Ignoring \(\ell _1\)-errors first: by Lemma 181 treat the two extreme cases of \(H_\infty (X_2\mid X_1)\), in each obtaining \(H_\infty (Y_1)\ge k-14a\). Conservation of entropy by the permutation and buffer conductors gives \(H_\infty (Y_1,Z_1,Z_2)=k+a\), so \(H_\infty (Z_1,Z_2\mid Y_1=y_1)\le 15a\) and \(E_3\) conducts \(a\) more bits into \(Y_3\), yielding \(H_\infty (Y_1,Y_3)=k+2a\). Explicitness of \(E_1\) uses Proposition 51 (\(H_\infty \le H_2\le 2H_\infty \)). The four \(\ell _1\)-errors add to \(4\epsilon \).

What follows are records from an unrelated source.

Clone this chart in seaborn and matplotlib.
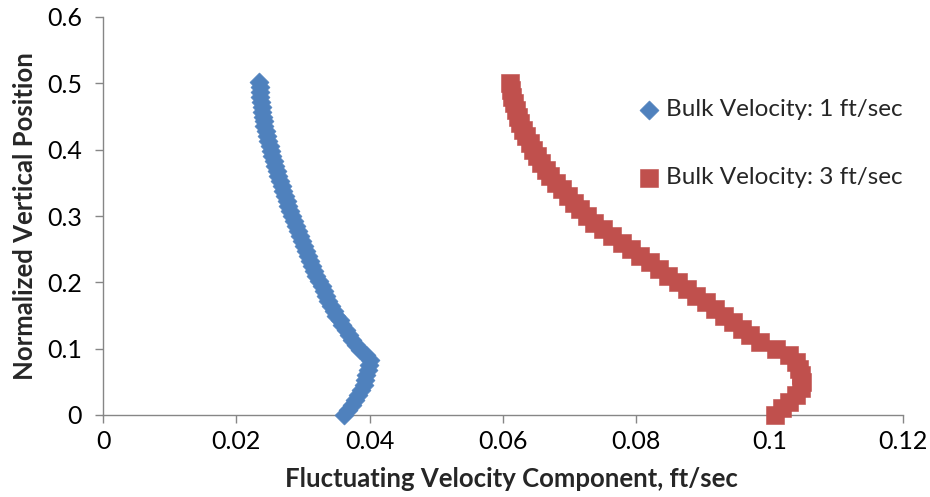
import matplotlib
matplotlib.use("Agg")
import matplotlib.pyplot as plt
import seaborn as sns
import pandas as pd

# ---- data ----
blue_label = "Bulk Velocity: 1 ft/sec"
red_label = "Bulk Velocity: 3 ft/sec"

blue_y = [0.0, 0.0075, 0.015, 0.0225, 0.03, 0.0375, 0.045, 0.0525, 0.06, 0.0675,
          0.075, 0.0825, 0.09, 0.0975, 0.105, 0.1125, 0.12, 0.1275, 0.135, 0.1425,
          0.15, 0.1575, 0.165, 0.1725, 0.18, 0.1875, 0.195, 0.2025, 0.21, 0.2175,
          0.225, 0.2325, 0.24, 0.2475, 0.255, 0.2625, 0.27, 0.2775, 0.285, 0.2925,
          0.30, 0.3075, 0.315, 0.3225, 0.33, 0.3375, 0.345, 0.3525, 0.36, 0.3675,
          0.375, 0.3825, 0.39, 0.3975, 0.405, 0.4125, 0.42, 0.4275, 0.435, 0.4425,
          0.45, 0.4575, 0.465, 0.4725, 0.48, 0.4875, 0.495, 0.5025]
blue_x = [0.0361, 0.0367, 0.0373, 0.0378, 0.0382, 0.0387, 0.0391, 0.0393, 0.0395, 0.0397,
          0.0399, 0.0400, 0.0394, 0.0386, 0.0379, 0.0374, 0.0369, 0.0364, 0.0359, 0.0355,
          0.0350, 0.0346, 0.0342, 0.0338, 0.0335, 0.0331, 0.0328, 0.0324, 0.0320, 0.0317,
          0.0313, 0.0310, 0.0307, 0.0304, 0.0301, 0.0298, 0.0295, 0.0292, 0.0289, 0.0286,
          0.0283, 0.0281, 0.0278, 0.0276, 0.0273, 0.0270, 0.0268, 0.0265, 0.0263, 0.0261,
          0.0258, 0.0256, 0.0254, 0.0252, 0.0250, 0.0248, 0.0246, 0.0244, 0.0242, 0.0241,
          0.0240, 0.0239, 0.0238, 0.0237, 0.0236, 0.0235, 0.0235, 0.0234]

red_y = [0.00, 0.01, 0.02, 0.03, 0.04, 0.05, 0.06, 0.07, 0.08, 0.09,
         0.10, 0.11, 0.12, 0.13, 0.14, 0.15, 0.16, 0.17, 0.18, 0.19,
         0.20, 0.21, 0.22, 0.23, 0.24, 0.25, 0.26, 0.27, 0.28, 0.29,
         0.30, 0.31, 0.32, 0.33, 0.34, 0.35, 0.36, 0.37, 0.38, 0.39,
         0.40, 0.41, 0.42, 0.43, 0.44, 0.45, 0.46, 0.47, 0.48, 0.49, 0.50]
red_x = [0.1008, 0.1018, 0.1029, 0.1039, 0.1047, 0.1049, 0.1047, 0.1044, 0.1040, 0.1029,
         0.1010, 0.0985, 0.0970, 0.0958, 0.0945, 0.0931, 0.0918, 0.0904, 0.0890, 0.0876,
         0.0862, 0.0848, 0.0834, 0.0820, 0.0806, 0.0792, 0.0778, 0.0764, 0.0750, 0.0737,
         0.0726, 0.0716, 0.0706, 0.0697, 0.0688, 0.0679, 0.0671, 0.0664, 0.0657, 0.0651,
         0.0645, 0.0640, 0.0635, 0.0630, 0.0626, 0.0622, 0.0619, 0.0616, 0.0614, 0.0612, 0.0611]

x_ticks = [0, 0.02, 0.04, 0.06, 0.08, 0.1, 0.12]
x_tick_labels = ["0", "0.02", "0.04", "0.06", "0.08", "0.1", "0.12"]
y_ticks = [0, 0.1, 0.2, 0.3, 0.4, 0.5, 0.6]
y_tick_labels = ["0", "0.1", "0.2", "0.3", "0.4", "0.5", "0.6"]

x_title = "Fluctuating Velocity Component, ft/sec"
y_title = "Normalized Vertical Position"

BLUE = "#4F81BD"
RED = "#C0504D"
GRAY = "#868686"

sns.set_theme(style="white")
plt.rcParams["font.family"] = ["Lato", "DejaVu Sans"]

df_blue = pd.DataFrame({"x": blue_x, "y": blue_y})
df_red = pd.DataFrame({"x": red_x, "y": red_y})

fig = plt.figure(figsize=(9.3, 4.97), dpi=100)
ax = fig.add_axes([103 / 930, 1 - 415 / 497, 800 / 930, 398 / 497])

sns.scatterplot(data=df_blue, x="x", y="y", ax=ax, marker="D", s=95,
                color=BLUE, edgecolor=BLUE, linewidth=0.4, label=blue_label,
                clip_on=False, zorder=3)
sns.scatterplot(data=df_red, x="x", y="y", ax=ax, marker="s", s=165,
                color=RED, edgecolor=RED, linewidth=0.4, label=red_label,
                clip_on=False, zorder=3)

ax.set_xlim(0, 0.12)
ax.set_ylim(0, 0.6)
ax.set_xticks(x_ticks)
ax.set_xticklabels(x_tick_labels)
ax.set_yticks(y_ticks)
ax.set_yticklabels(y_tick_labels)

for side in ["top", "right"]:
    ax.spines[side].set_visible(False)
for side in ["left", "bottom"]:
    ax.spines[side].set_color(GRAY)
    ax.spines[side].set_linewidth(1.0)

ax.tick_params(axis="both", which="major", direction="out", length=6, width=1.0,
               color=GRAY, labelsize=18, labelcolor="black")
ax.tick_params(axis="y", pad=9)
ax.tick_params(axis="x", pad=5)
ax.tick_params(bottom=True, left=True)

ax.set_xlabel(x_title, fontsize=18.5, fontweight="bold", labelpad=10)
ax.xaxis.label.set_x(0.511)
ax.set_ylabel(y_title, fontsize=18.5, fontweight="bold", labelpad=7)

leg = ax.legend(loc="upper left", bbox_to_anchor=(639 / 930, 1 - 99 / 497),
                bbox_transform=fig.transFigure, frameon=False, fontsize=17.5,
                handlelength=0.8, handletextpad=0.3, labelspacing=1.95,
                borderaxespad=0, borderpad=0, markerscale=1.0)

fig.savefig("out.png", dpi=100)
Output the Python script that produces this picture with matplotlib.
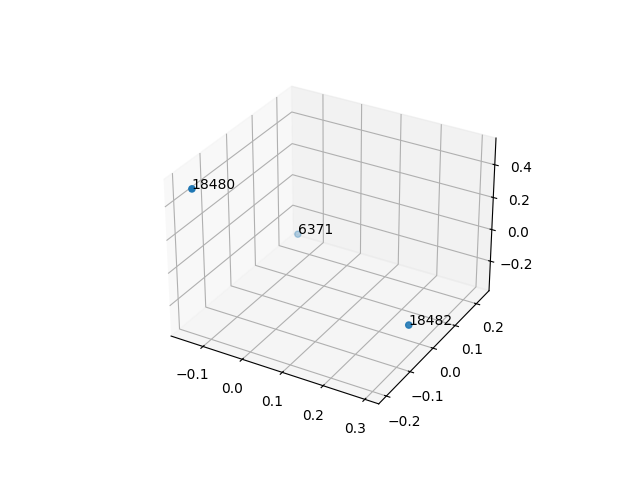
import numpy as np
import matplotlib
matplotlib.use("Agg")
import matplotlib.pyplot as plt

labels = ["18480", "6371", "18482"]
xs = [-0.135, -0.15, 0.3]
ys = [-0.2, 0.23, -0.05]
zs = [0.5, -0.33, -0.2]

fig = plt.figure(figsize=(6.4, 4.8), dpi=100)
ax = fig.add_subplot(projection="3d")
ax.scatter(xs, ys, zs)
for x, y, z, lab in zip(xs, ys, zs, labels):
    ax.text(x, y, z, lab)

fig.savefig("out.png")
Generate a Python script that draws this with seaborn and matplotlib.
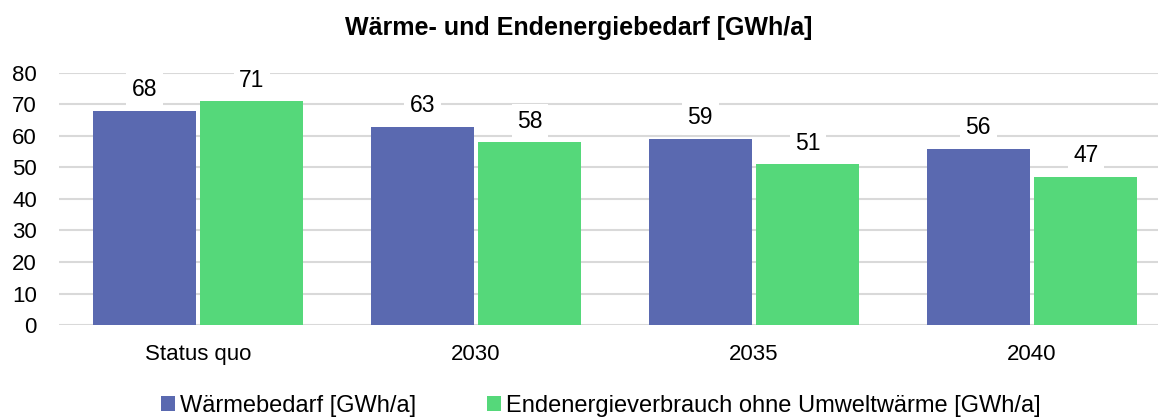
import matplotlib
matplotlib.use("Agg")
import matplotlib.pyplot as plt
import seaborn as sns
import pandas as pd

categories = ["Status quo", "2030", "2035", "2040"]
waermebedarf = [68, 63, 59, 56]
endenergie = [71, 58, 51, 47]
series_names = ["Wärmebedarf [GWh/a]", "Endenergieverbrauch ohne Umweltwärme [GWh/a]"]
colors = ["#5A69B0", "#55D87A"]

df = pd.DataFrame({
    "Kategorie": categories * 2,
    "Wert": waermebedarf + endenergie,
    "Reihe": [series_names[0]] * len(categories) + [series_names[1]] * len(categories),
})

sns.set_theme(style="white")
plt.rcParams["font.family"] = ["Liberation Sans", "DejaVu Sans"]
plt.rcParams["text.color"] = "black"

fig = plt.figure(figsize=(11.58, 4.17), dpi=100)
ax = fig.add_axes([0.051, 0.2206, 0.949, 0.6044])

sns.barplot(data=df, x="Kategorie", y="Wert", hue="Reihe", order=categories,
            hue_order=series_names, palette=colors, width=0.773, gap=0.04,
            saturation=1, ax=ax, legend=True, edgecolor="none")

ax.set_ylim(0, 80)
ax.set_yticks(range(0, 81, 10))
ax.yaxis.grid(True, color="#d9d9d9", linewidth=1.5)
ax.set_axisbelow(True)
for s in ax.spines.values():
    s.set_visible(False)
ax.set_xlabel("")
ax.set_ylabel("")
ax.tick_params(axis="both", labelsize=16, colors="black", length=0)
ax.tick_params(axis="x", pad=14)
ax.tick_params(axis="y", pad=16)
ax.set_xlim(-0.5, 3.453)

for cont in ax.containers:
    ax.bar_label(cont, labels=[f"{v:.0f}" for v in cont.datavalues], padding=7,
                 fontsize=16.5, color="black",
                 bbox=dict(facecolor="white", edgecolor="none", pad=4))

fig.suptitle("Wärme- und Endenergiebedarf [GWh/a]", fontsize=18,
             fontweight="bold", y=0.962, color="black")

handles, labels = ax.get_legend_handles_labels()
ax.get_legend().remove()
fig.legend(handles, labels, loc="lower center", bbox_to_anchor=(0.519, -0.05),
           ncol=2, frameon=False, fontsize=17, handlelength=0.6,
           handleheight=0.6, handletextpad=0.2, columnspacing=3.0,
           labelcolor="black")

fig.savefig("out.png", dpi=100)
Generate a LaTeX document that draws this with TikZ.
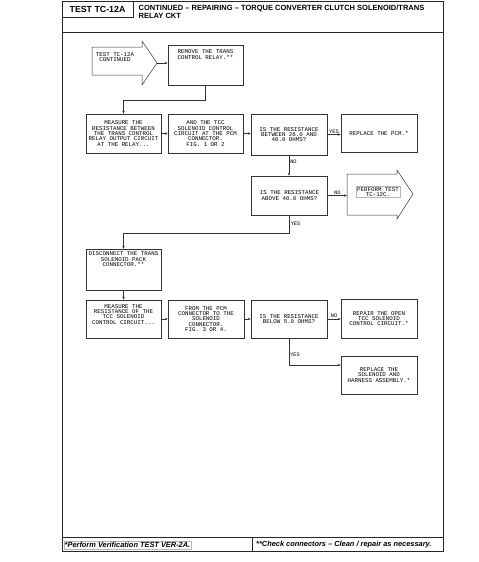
\documentclass[tikz,border=0pt]{standalone}
\usepackage{fontspec}
\usetikzlibrary{arrows.meta,positioning}
\newfontfamily\monofont{Liberation Mono}
\newfontfamily\headfont{Liberation Sans}

\tikzset{
  stepbox/.style={draw=black!80, line width=0.5pt, minimum width=76pt, minimum height=39pt,
    inner sep=1pt, align=center, font=\monofont\fontsize{5.8}{5.3}\selectfont},
  steptext/.style={inner sep=0pt, align=center, font=\monofont\fontsize{5.8}{5.3}\selectfont},
  flow/.style={draw=black!80, line width=0.5pt, -{Stealth[length=3pt,width=2.4pt]}},
  answer/.style={inner sep=1pt, font=\monofont\fontsize{5.3}{5.3}\selectfont},
  hilite/.style={draw=blue!35!gray!45, line width=0.4pt},
  framel/.style={draw=black!85, line width=0.7pt},
  footnote/.style={anchor=west, inner sep=1pt, font=\headfont\bfseries\itshape\fontsize{7.4}{8}\selectfont},
}

\begin{document}
\begin{tikzpicture}[x=1pt,y=-1pt]
\useasboundingbox (0,0) rectangle (479,562);

% page frame
\draw[framel] (62,1) rectangle (443,551);
\draw[framel] (62,17) -- (133,17) -- (133,1);
\draw[framel] (62,32) -- (443,32);
\draw[framel] (62,537) -- (443,537);
\draw[framel] (252,537) -- (252,551);

\node[inner sep=0pt, font=\headfont\bfseries\fontsize{8.8}{10}\selectfont] (tst) at (97.5,9.5) {TEST TC-12A};
\node[anchor=north west, align=left, inner sep=0pt, font=\headfont\bfseries\fontsize{7.5}{8.2}\selectfont] (ttl) at (138.5,4.5)
  {CONTINUED – REPAIRING – TORQUE CONVERTER CLUTCH SOLENOID/TRANS\\RELAY CKT};

\node[footnote, hilite] (vrf) at (63.5,545) {*Perform Verification TEST VER-2A.};
\node[footnote] (cln) at (255,545) {**Check connectors – Clean / repair as necessary.};

% start arrow
\coordinate (stip) at (157,63);
\draw[draw=black!80, line width=0.5pt] (92,47) -- (142,47) -- (142,41) -- (stip) -- (142,85) -- (142,75) -- (92,75) -- cycle;
\node[steptext] (cnt) at (115,57) {TEST TC-12A\\CONTINUED};

\node[stepbox, minimum width=75pt, minimum height=40pt] (rmv) at (205.5,65) {};
\node[steptext, below=5pt of rmv.north] (rmvt) {REMOVE THE TRANS\\CONTROL RELAY.**};

% row 2
\node[stepbox, minimum width=75pt] (msr) at (123.5,133.5)
  {MEASURE THE\\RESISTANCE BETWEEN\\THE TRANS CONTROL\\RELAY OUTPUT CIRCUIT\\AT THE RELAY...};
\node[stepbox, minimum width=75pt] (tcc) at (205.5,133.5)
  {AND THE TCC\\SOLENOID CONTROL\\CIRCUIT AT THE PCM\\CONNECTOR.\\FIG. 1 OR 2};
\node[stepbox, minimum height=41pt] (btw) at (289,134.5)
  {IS THE RESISTANCE\\BETWEEN 26.0 AND\\40.0 OHMS?};
\node[stepbox, minimum height=38pt] (pcm) at (379,133) {REPLACE THE PCM.*};

% row 3
\node[stepbox] (abv) at (289.5,195.5) {IS THE RESISTANCE\\ABOVE 40.0 OHMS?};
\coordinate (fin) at (347,195);
\draw[draw=black!80, line width=0.5pt] (347,174) -- (397,174) -- (397,170) -- (413,194) -- (397,219) -- (397,215) -- (347,215) -- cycle;
\node[steptext, hilite, inner sep=1pt] (prf) at (378,192) {PERFORM TEST\\TC-12C.};

% row 4 and 5
\node[stepbox, minimum width=75pt, minimum height=41pt] (dsc) at (123.5,269.5) {};
\node[steptext, below=3pt of dsc.north] (dsct) {DISCONNECT THE TRANS\\SOLENOID PACK\\CONNECTOR.**};
\node[stepbox, minimum width=75pt, minimum height=38pt] (sol) at (123.5,319)
  {MEASURE THE\\RESISTANCE OF THE\\TCC SOLENOID\\CONTROL CIRCUIT...\\[4pt]};
\node[stepbox, minimum height=38pt] (frm) at (206,319)
  {FROM THE PCM\\CONNECTOR TO THE\\SOLENOID\\CONNECTOR.\\FIG. 3 OR 4.};
\node[stepbox, minimum height=38pt] (blw) at (289,319) {IS THE RESISTANCE\\BELOW 5.0 OHMS?};
\node[stepbox, minimum height=39pt] (opn) at (379,318.5) {REPAIR THE OPEN\\TCC SOLENOID\\CONTROL CIRCUIT.*};
\node[stepbox, minimum height=38pt] (hrn) at (379,375) {REPLACE THE\\SOLENOID AND\\HARNESS ASSEMBLY.*};

% connectors
\draw[flow] (stip) -- (stip -| rmv.west);
\draw[flow] (rmv.south) -- ++(0,15) -| (msr.north);
\draw[flow] (msr) -- (tcc);
\draw[flow] (tcc.east) -- (tcc.east -| btw.west);
\draw[flow] (btw.east) -- node[answer, above] (yes1) {YES} (btw.east -| pcm.west);
\draw[flow] (btw.south) -- node[answer, right, pos=0.3] (no1) {NO} (btw.south |- abv.north);
\draw[flow] (abv.east) -- node[answer, above] (no2) {NO} (abv.east -| fin);
\draw[flow] (abv.south) -- node[answer, right] (yes2) {YES} ++(0,18) -| (dsc.north);
\draw[flow] (dsc) -- (sol);
\draw[flow] (sol) -- (frm);
\draw[flow] (frm) -- (blw);
\draw[flow] (blw.east) -- node[answer, above] (no3) {NO} (blw.east -| opn.west);
\draw[flow] (blw.south) |- node[answer, right, pos=0.3] (yes3) {YES} ([yshift=10pt]hrn.west);

\end{tikzpicture}
\end{document}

For any \(\epsilon {\gt}0\) and \(M\le N\) there is an explicit family of left \(D\)-regular bipartite \((\Omega (\epsilon M/D),\epsilon )\)-lossless expanders with \(D\le (N/\epsilon M)^c\).
For \(\delta {\gt}0\) and large \(d\), explicitly construct \((n,d)\)-graphs with \(\Psi _V(G,\epsilon n)\ge d-2-\delta \).